DeVos makes it obvious that she does not support the determined pursuit of justice for sexual assault victims, and would rather abolish something that, for the most part, is working relatively well. Schools exist first and foremost for education, and every student has the right to pursue that in a comfortable setting. Most importantly, if the issues that DeVos brings to light are as prevalent as they seem to be in her statement, then the problem lies not with the Dear Colleague letter, but with the government’s ability to enforce these standards, as the issues she outlines are all addressed in the Dear Colleague letter. As I would also like to see all parties brought justice when it comes to sexual assault victims and the falsely accused, then I would suggest that DeVos instead look into how she can better enforce the regulations that are currently in place, and better learn what the letter requires of schools. There is no need to replace this policy simply because some schools are not carrying it out correctly. The letter also requires schools to provide adequate education regarding sexual assault, something else that could be better enforced.

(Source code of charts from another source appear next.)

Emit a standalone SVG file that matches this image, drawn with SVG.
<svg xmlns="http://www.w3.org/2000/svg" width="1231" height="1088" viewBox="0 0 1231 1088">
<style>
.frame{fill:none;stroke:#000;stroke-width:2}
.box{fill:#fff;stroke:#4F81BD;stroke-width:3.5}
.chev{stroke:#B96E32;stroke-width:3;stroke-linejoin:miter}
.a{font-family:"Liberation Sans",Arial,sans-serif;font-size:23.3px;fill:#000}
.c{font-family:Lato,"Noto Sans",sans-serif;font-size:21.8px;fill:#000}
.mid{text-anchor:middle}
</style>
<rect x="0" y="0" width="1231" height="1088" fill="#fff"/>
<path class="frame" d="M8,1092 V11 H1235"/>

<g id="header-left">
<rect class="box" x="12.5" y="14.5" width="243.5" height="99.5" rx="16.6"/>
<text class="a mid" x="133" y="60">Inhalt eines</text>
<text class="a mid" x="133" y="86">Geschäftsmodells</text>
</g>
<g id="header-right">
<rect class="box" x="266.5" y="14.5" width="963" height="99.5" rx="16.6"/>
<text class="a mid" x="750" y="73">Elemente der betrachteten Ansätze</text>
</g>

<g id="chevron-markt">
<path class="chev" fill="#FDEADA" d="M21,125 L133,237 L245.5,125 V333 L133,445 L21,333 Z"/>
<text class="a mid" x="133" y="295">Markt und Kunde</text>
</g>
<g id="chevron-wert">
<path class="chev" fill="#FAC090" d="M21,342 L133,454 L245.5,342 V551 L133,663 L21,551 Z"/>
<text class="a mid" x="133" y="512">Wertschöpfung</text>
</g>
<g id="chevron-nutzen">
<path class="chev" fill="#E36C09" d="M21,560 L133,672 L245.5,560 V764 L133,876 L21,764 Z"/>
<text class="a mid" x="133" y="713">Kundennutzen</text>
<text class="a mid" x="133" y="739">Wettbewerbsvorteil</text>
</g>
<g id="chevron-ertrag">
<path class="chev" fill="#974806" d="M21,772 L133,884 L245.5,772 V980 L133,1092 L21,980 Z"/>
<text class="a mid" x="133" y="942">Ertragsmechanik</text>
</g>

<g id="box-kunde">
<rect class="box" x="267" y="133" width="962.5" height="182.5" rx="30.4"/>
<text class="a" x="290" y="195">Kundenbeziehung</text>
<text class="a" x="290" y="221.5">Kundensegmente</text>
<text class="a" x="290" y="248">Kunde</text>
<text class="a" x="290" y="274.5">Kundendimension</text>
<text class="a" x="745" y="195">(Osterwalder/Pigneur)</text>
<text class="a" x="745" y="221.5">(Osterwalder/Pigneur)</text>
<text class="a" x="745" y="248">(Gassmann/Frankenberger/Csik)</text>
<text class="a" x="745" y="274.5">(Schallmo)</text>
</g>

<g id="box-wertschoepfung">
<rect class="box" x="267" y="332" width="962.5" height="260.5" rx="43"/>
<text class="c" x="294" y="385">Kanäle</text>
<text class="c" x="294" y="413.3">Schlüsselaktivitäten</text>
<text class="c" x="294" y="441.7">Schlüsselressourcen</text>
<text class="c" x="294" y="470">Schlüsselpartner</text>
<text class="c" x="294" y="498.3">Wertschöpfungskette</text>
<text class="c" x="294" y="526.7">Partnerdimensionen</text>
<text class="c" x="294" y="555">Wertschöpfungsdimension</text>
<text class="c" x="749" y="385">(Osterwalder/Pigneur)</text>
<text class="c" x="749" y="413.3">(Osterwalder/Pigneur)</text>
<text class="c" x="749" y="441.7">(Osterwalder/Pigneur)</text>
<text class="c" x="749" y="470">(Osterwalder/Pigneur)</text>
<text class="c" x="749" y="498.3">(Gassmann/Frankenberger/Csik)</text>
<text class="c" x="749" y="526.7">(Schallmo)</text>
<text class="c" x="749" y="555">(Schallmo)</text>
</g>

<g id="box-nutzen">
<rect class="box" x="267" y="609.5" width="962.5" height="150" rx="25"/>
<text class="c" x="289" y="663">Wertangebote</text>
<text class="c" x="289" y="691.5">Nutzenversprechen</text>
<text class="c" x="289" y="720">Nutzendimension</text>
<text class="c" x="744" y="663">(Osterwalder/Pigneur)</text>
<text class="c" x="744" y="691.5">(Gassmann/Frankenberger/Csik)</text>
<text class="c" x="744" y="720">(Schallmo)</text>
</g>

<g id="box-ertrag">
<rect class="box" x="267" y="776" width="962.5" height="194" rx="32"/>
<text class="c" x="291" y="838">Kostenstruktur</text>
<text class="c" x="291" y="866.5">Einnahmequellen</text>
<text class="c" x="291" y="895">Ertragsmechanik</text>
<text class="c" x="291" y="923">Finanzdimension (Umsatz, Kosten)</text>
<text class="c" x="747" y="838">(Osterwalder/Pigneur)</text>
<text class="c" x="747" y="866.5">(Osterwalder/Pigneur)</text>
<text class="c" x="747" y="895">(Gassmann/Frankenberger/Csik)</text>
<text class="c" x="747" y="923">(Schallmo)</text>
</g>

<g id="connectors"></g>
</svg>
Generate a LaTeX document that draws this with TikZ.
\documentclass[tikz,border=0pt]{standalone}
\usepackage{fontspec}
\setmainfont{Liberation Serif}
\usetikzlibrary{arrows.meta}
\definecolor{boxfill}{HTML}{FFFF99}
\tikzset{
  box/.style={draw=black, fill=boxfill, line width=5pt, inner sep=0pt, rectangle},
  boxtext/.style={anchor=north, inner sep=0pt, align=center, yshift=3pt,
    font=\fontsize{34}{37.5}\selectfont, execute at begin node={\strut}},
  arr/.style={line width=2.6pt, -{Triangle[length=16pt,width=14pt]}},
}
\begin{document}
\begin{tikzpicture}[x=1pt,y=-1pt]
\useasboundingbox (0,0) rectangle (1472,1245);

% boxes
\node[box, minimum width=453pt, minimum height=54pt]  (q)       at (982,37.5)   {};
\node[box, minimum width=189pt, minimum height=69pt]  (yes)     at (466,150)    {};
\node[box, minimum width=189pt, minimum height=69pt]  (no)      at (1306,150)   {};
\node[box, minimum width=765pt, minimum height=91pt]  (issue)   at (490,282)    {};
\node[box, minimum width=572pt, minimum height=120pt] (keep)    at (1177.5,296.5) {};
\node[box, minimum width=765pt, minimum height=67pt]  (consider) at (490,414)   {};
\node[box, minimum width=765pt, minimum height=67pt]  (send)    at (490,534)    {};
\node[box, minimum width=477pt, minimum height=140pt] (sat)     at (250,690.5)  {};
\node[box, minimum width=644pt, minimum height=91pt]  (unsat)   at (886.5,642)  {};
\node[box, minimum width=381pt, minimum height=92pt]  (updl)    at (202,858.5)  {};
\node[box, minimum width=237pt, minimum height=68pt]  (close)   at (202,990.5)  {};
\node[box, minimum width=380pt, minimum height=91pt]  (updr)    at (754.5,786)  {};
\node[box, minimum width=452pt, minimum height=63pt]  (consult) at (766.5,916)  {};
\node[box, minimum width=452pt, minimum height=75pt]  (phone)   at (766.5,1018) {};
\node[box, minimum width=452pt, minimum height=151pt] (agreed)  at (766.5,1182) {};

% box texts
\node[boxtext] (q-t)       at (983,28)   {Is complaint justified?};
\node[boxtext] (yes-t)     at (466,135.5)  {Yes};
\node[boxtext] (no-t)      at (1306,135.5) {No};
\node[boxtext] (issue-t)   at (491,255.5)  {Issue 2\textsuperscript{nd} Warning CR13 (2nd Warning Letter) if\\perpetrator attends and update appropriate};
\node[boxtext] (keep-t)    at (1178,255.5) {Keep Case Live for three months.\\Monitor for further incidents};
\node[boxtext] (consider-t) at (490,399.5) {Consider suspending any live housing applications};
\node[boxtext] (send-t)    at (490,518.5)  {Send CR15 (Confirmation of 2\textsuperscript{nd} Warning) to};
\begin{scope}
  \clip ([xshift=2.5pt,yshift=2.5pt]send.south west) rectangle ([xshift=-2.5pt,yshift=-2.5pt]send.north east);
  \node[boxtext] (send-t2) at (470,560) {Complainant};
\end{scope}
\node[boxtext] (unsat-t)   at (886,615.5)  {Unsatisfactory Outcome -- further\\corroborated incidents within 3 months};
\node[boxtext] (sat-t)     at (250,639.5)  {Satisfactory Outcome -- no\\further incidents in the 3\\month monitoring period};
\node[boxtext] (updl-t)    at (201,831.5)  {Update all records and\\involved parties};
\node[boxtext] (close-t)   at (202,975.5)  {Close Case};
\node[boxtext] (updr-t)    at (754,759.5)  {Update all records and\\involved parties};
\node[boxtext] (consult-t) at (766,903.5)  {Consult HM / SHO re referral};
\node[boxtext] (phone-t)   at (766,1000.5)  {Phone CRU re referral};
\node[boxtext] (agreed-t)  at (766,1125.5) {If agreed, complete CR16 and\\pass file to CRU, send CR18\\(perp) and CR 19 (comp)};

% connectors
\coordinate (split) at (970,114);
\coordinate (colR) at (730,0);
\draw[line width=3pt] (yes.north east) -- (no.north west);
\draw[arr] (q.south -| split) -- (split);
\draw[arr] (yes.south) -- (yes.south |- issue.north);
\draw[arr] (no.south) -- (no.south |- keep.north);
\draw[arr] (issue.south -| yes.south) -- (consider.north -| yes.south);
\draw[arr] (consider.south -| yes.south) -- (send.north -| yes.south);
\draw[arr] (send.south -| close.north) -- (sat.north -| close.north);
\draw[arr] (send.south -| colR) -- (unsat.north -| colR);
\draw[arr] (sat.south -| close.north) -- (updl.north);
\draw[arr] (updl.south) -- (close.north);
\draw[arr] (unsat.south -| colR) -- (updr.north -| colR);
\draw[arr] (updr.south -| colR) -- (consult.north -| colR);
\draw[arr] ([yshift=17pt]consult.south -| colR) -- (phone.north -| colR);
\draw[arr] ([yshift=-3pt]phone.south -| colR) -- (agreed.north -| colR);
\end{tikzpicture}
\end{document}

DeVos claims that she will take any input on this matter. So if she really wants to hear my input, here it is: it is demeaning, frightening, disheartening, and downright abhorrent to hear our government officials so blatantly downplay the trauma that so many Americans suffer from every day. My input is that they need to step up, and realize that we are real people, suffering from real trauma, and trying to recover in our own ways. Hearing that our government is actively trying to prevent that from happening just goes to show how far distanced they are from the real problems our country faces. I plead this administration to realize the true success stories from this policy, and instead better enforce it, rather than enact the confusion, disappointment, and steps backwards this recension is sure to cause.